In molecular biology lin-4 is a microRNA (miRNA) that was identified from a study of developmental timing in the nematode Caenorhabditis elegans. It was the first to be discovered of the miRNAs, a class of non-coding RNAs involved in gene regulation. miRNAs are transcribed as ~70 nucleotide precursors and subsequently processed by the Dicer enzyme to give a 21 nucleotide product. The extents of the hairpin precursors are not generally known and are estimated based on hairpin prediction. The products are thought to have regulatory roles through complete or partial complementarity to mRNA. The lin-4 gene has been found to lie within a 4.11kb intron of a separate host gene lho-1 (see also ).

==Transcription==
lin-4 is transcribed from autonomous miRNA promoters and is developmentally regulated, with lin-4 miRNA accumulation occurring at the L2 stage of post-embryonic development. Additional to this is the up-regulation of endogenous lin-4 primary transcripts upon appearance of the lin-4 mature form. lin-4 is found on chromosome II in C. elegans and is complementary to sequences in the 3' untranslated region (UTR) of lin-14 mRNA, this complementary transcript containing seven binding sites along with the 9 nucleotide core element CUCAGGGAA. The lin-4:lin-14 duplex is seen to take up an unusual kinked structure, caused by induced changes in the groove dimension and base stacking due to the mismatched base pairs. This lin-4:lin-14 pair have been linked to the IGF-1 pathway in C. elegans with regard to their modification of development.
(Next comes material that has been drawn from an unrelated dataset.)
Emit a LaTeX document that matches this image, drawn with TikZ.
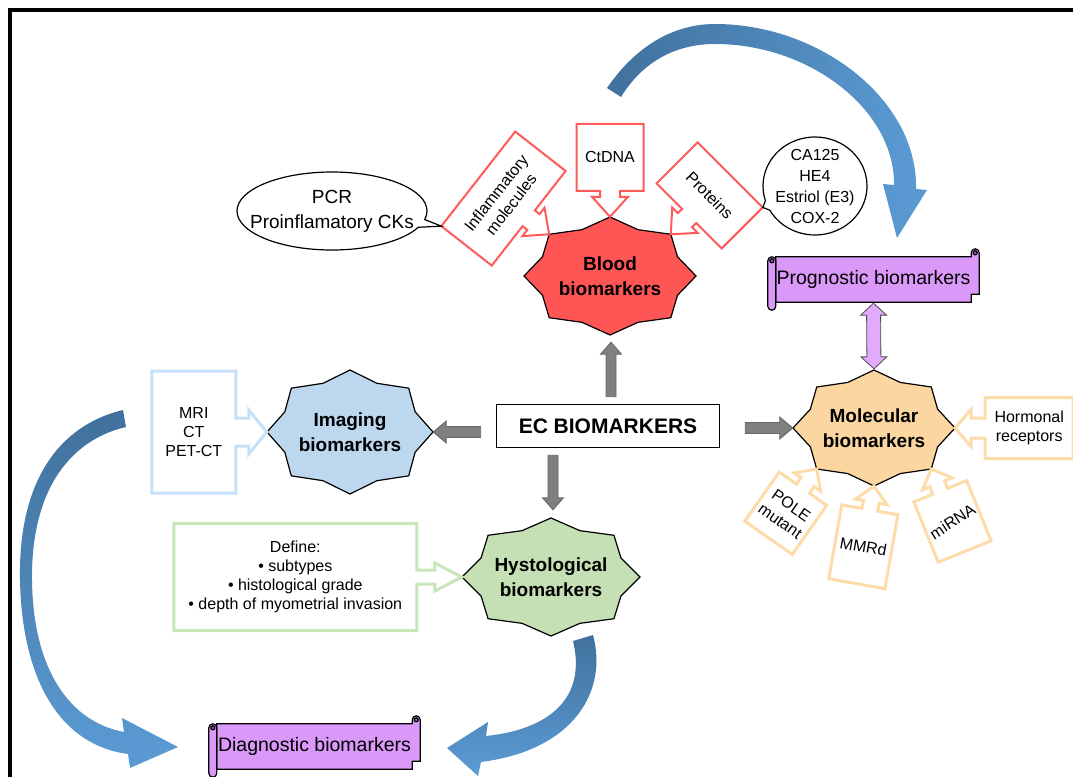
\documentclass[tikz,border=0pt]{standalone}
\usepackage{fontspec}
\setmainfont{Liberation Sans}
\usetikzlibrary{calc,backgrounds,shapes.callouts}

\definecolor{bloodfill}{RGB}{255,85,85}
\definecolor{bloodline}{RGB}{255,90,90}
\definecolor{imagfill}{RGB}{189,215,238}
\definecolor{imagline}{RGB}{197,224,250}
\definecolor{histfill}{RGB}{197,224,180}
\definecolor{histline}{RGB}{200,230,185}
\definecolor{molfill}{RGB}{251,214,160}
\definecolor{molline}{RGB}{253,220,170}
\definecolor{scrollfill}{RGB}{218,152,248}
\definecolor{scrolldark}{RGB}{150,90,180}
\definecolor{arrowpurple}{RGB}{225,170,250}
\definecolor{arrowgray}{RGB}{128,128,128}
\definecolor{arcdark}{RGB}{65,113,156}
\definecolor{arclight}{RGB}{91,155,213}

\tikzset{
  dims/.code args={#1/#2/#3/#4}{\def\shw{#1}\def\hhw{#2}\def\shl{#3}\def\hdl{#4}},
  dims=10/18/6/20
}

% box with a block pointer: [style]{name}{tip}{pointer direction}{width}{height}{text angle}{text}
\newcommand{\boxcallout}[8][]{%
  \begin{scope}[shift={#3}, rotate=#4+90]
    \filldraw[#1] (-#5/2,\hdl+\shl) -- (-\shw,\hdl+\shl) -- (-\shw,\hdl) -- (-\hhw,\hdl) -- (0,0)
      -- (\hhw,\hdl) -- (\shw,\hdl) -- (\shw,\hdl+\shl) -- (#5/2,\hdl+\shl)
      -- (#5/2,\hdl+\shl+#6) -- (-#5/2,\hdl+\shl+#6) -- cycle
      (-#5/2,\hdl+\shl+#6) coordinate (#2-a)
      (#5/2,\hdl+\shl+#6) coordinate (#2-b)
      (0,\hdl+\shl+#6/2) node[calltext, rotate=#7] (#2) {#8};
  \end{scope}}

% eight point seal behind a node: {node}{rx}{ry}{fill}
\newcommand{\sealshape}[4]{%
  \begin{scope}[on background layer]
    \filldraw[fill=#4, draw=black, line width=1.2pt, shift={(#1.center)}]
      plot[samples at={0,...,15}] ({#2*(1-0.15*mod(\x,2))*cos(22.5*\x)}, {#3*(1-0.15*mod(\x,2))*sin(22.5*\x)}) -- cycle;
  \end{scope}}

% horizontal scroll behind a node
\newcommand{\scrollshape}[1]{%
  \begin{scope}[on background layer]
    \filldraw[scrollpart] let \p1=(#1.north west), \p2=(#1.south east) in
      (\x1+8,\y1) -- (\x2-8,\y1) -- (\x2-8,\y1+4) arc[start angle=180, end angle=0, radius=4pt]
      -- (\x2,\y2+8) -- (\x2-8,\y2+8) -- (\x2-8,\y2) -- (\x1+8,\y2) -- cycle;
    \filldraw[scrollpart] let \p1=(#1.north west), \p2=(#1.south east) in
      (\x1,\y1-4) arc[start angle=180, end angle=0, radius=4pt] -- (\x1+8,\y2-4)
      arc[start angle=0, end angle=-180, radius=4pt] -- cycle;
    \filldraw[scrollpart, fill=scrolldark] let \p1=(#1.north west), \p2=(#1.south east) in
      (\x1+4,\y1-4) circle[radius=2pt] (\x2-4,\y1+4) circle[radius=2pt];
  \end{scope}}

% straight block arrows: {style}{from}{to}{shaft half}{head half}{head length}
\newcommand{\blockarrow}[6]{%
  \filldraw[#1] let \p1=#2, \p2=#3, \n1={atan2(\y2-\y1,\x2-\x1)}, \n2={veclen(\x2-\x1,\y2-\y1)} in
    [shift={(\p1)}, rotate=\n1] (0,-#4) -- (\n2-#6,-#4) -- (\n2-#6,-#5) -- (\n2,0)
    -- (\n2-#6,#5) -- (\n2-#6,#4) -- (0,#4) -- cycle;}
\newcommand{\dblarrow}[6]{%
  \filldraw[#1] let \p1=#2, \p2=#3, \n1={atan2(\y2-\y1,\x2-\x1)}, \n2={veclen(\x2-\x1,\y2-\y1)} in
    [shift={(\p1)}, rotate=\n1] (0,0) -- (#6,#5) -- (#6,#4) -- (\n2-#6,#4) -- (\n2-#6,#5) -- (\n2,0)
    -- (\n2-#6,-#5) -- (\n2-#6,-#4) -- (#6,-#4) -- (#6,-#5) -- cycle;}

\begin{document}
\begin{tikzpicture}[x=1pt, y=1pt,
    sealtext/.style={inner sep=0pt, align=center, font=\fontsize{19}{25}\selectfont\bfseries},
    scrolltext/.style={inner sep=0pt, font=\fontsize{19.5}{23}\selectfont},
    scrollpart/.style={fill=scrollfill, draw=black, line width=1.2pt},
    calltext/.style={inner sep=0pt, align=center, font=\fontsize{16}{19}\selectfont},
    redbox/.style={draw=bloodline, line width=2pt, fill=white, dims=10/18/6/20},
    bluebox/.style={draw=imagline, line width=3pt, fill=white, dims=14/22/13/18},
    greenbox/.style={draw=histline, line width=3pt, fill=white, dims=7/14/18/27},
    orangebox/.style={draw=molline, line width=3pt, fill=white, dims=8/16/8/16},
    bubble/.style={ellipse callout, draw, fill=white, line width=1.2pt, align=center,
      inner xsep=-20pt, inner ysep=-10pt, callout pointer arc=12},
    grayarrow/.style={fill=arrowgray, draw=black!60, line width=0.8pt},
    purplearrow/.style={fill=arrowpurple, draw=black!70, line width=0.8pt},
    ecbox/.style={draw, line width=1.6pt, minimum width=223pt, minimum height=43pt,
      inner sep=0pt, font=\fontsize{21}{25}\selectfont\bfseries}
  ]
\useasboundingbox (0,0) rectangle (1073,-776);

% curved block arrows
\shade[left color=arcdark, right color=arclight] (607,-88) .. controls (640,-40) and (680,-24) .. (715,-24)
  .. controls (820,-24) and (918,-100) .. (916,-189) -- (927,-190) -- (897,-238) -- (883,-184) -- (894,-185)
  .. controls (895,-110) and (810,-44) .. (715,-44) .. controls (680,-44) and (645,-58) .. (621,-97) -- cycle;
\shade[top color=arcdark, bottom color=arclight] (123,-410) .. controls (60,-425) and (18,-480) .. (20,-580)
  .. controls (22,-680) and (60,-745) .. (128,-754) -- (130,-768) -- (178,-747) -- (122,-718) -- (124,-732)
  .. controls (70,-722) and (33,-670) .. (32,-580) .. controls (31,-490) and (70,-440) .. (126,-427) -- cycle;
\shade[top color=arcdark, bottom color=arclight] (593,-635) .. controls (608,-690) and (575,-750) .. (481,-762)
  -- (478,-776) -- (447,-748) -- (488,-722) -- (486,-736)
  .. controls (560,-728) and (585,-690) .. (573,-641) -- cycle;

% frame
\draw[line width=4pt] (10,-790) -- (10,-10) -- (1090,-10);

% main nodes
\node[ecbox] (ec) at (608,-426) {EC BIOMARKERS};
\node[sealtext, minimum width=172pt, minimum height=118pt] (blood) at (610,-276) {Blood\\biomarkers};
\node[sealtext, minimum width=166pt, minimum height=124pt] (imaging) at (350,-432) {Imaging\\biomarkers};
\node[sealtext, minimum width=178pt, minimum height=118pt] (histo) at (551,-577) {Hystological\\biomarkers};
\node[sealtext, minimum width=162pt, minimum height=116pt] (molec) at (874,-428) {Molecular\\biomarkers};
\sealshape{blood}{86}{59}{bloodfill}
\sealshape{imaging}{83}{62}{imagfill}
\sealshape{histo}{89}{59}{histfill}
\sealshape{molec}{81}{58}{molfill}

\node[scrolltext, minimum width=211pt, minimum height=45pt] (progn) at (873.5,-279.5) {Prognostic biomarkers};
\node[scrolltext, minimum width=211pt, minimum height=45pt] (diagn) at (314.5,-746.5) {Diagnostic biomarkers};
\scrollshape{progn}
\scrollshape{diagn}

% arrows out of EC BIOMARKERS
\blockarrow{grayarrow}{($(ec.north)+(3,7)$)}{($(blood.south)+(1,-7)$)}{5}{10.5}{12}
\blockarrow{grayarrow}{($(ec.south)+(-55,-7)$)}{($(histo.north)+(2,8)$)}{5}{10.5}{12}
\blockarrow{grayarrow}{($(ec.west)+(-15,-6)$)}{(imaging.east)}{5.5}{11}{13}
\blockarrow{grayarrow}{($(ec.east)+(25,-2)$)}{(molec.west)}{5.5}{11}{13}
\dblarrow{purplearrow}{($(progn.south)+(0,-1)$)}{($(molec.north)+(0,1)$)}{7}{13}{12}

% blood
\boxcallout[redbox]{ctdna}{(blood.north)}{-90}{67}{67}{0}{CtDNA}
\boxcallout[redbox]{inflam}{($(blood.center)+(135:86 and 59)$)}{-38}{120}{64}{52}{Inflammatory\\molecules}
\boxcallout[redbox]{prot}{($(blood.center)+(45:86 and 59)$)}{-135}{92}{58}{-45}{Proteins}
\node[bubble, minimum width=190pt, minimum height=78pt, callout absolute pointer={(inflam-a)},
  font=\fontsize{19}{25}\selectfont] (pcr) at (332,-211) {PCR\\Proinflamatory CKs};
\node[bubble, minimum width=104pt, minimum height=98pt, callout absolute pointer={(prot-b)},
  font=\fontsize{16}{21}\selectfont] (ca) at (815,-186) {CA125\\HE4\\Estriol (E3)\\COX-2};

% imaging, histology
\boxcallout[bluebox]{mri}{(imaging.west)}{0}{122}{84}{0}{MRI\\CT\\PET-CT}
\boxcallout[greenbox]{define}{(histo.west)}{0}{107}{243}{0}{Define:\\• subtypes\\• histological grade\\• depth of myometrial invasion}

% molecular
\boxcallout[orangebox, dims=10/19/14/16]{hormon}{(molec.east)}{180}{61}{88}{0}{Hormonal\\receptors}
\boxcallout[orangebox]{pole}{($(molec.center)+(225:81 and 58)$)}{55}{58}{60}{-35}{POLE\\mutant}
\boxcallout[orangebox]{mmrd}{(molec.south)}{80}{57}{75}{-10}{MMRd}
\boxcallout[orangebox]{mirna}{($(molec.center)+(315:81 and 58)$)}{112}{57}{65}{33}{miRNA}
\end{tikzpicture}
\end{document}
==Developmental influence==
lin-4 acts to dictate the onset of larval stages of developmental events in C. elegans. lin-4 loss of function (lf) mutations see a resultant retardation of developmental fates, from their initially early to instead later larval stages. Consequences include heterochronic developmental patterns, with loss of structures such as the vulva and adult cuticle. lin-4 acts as a negative regulator of lin-14 and represses accumulation of the LIN-14 protein. It also targets lin-28 and reduces its protein expression through translational inhibition. The base pairing in place between lin-4 and the target In question is discontinuous, consisting of two short helices.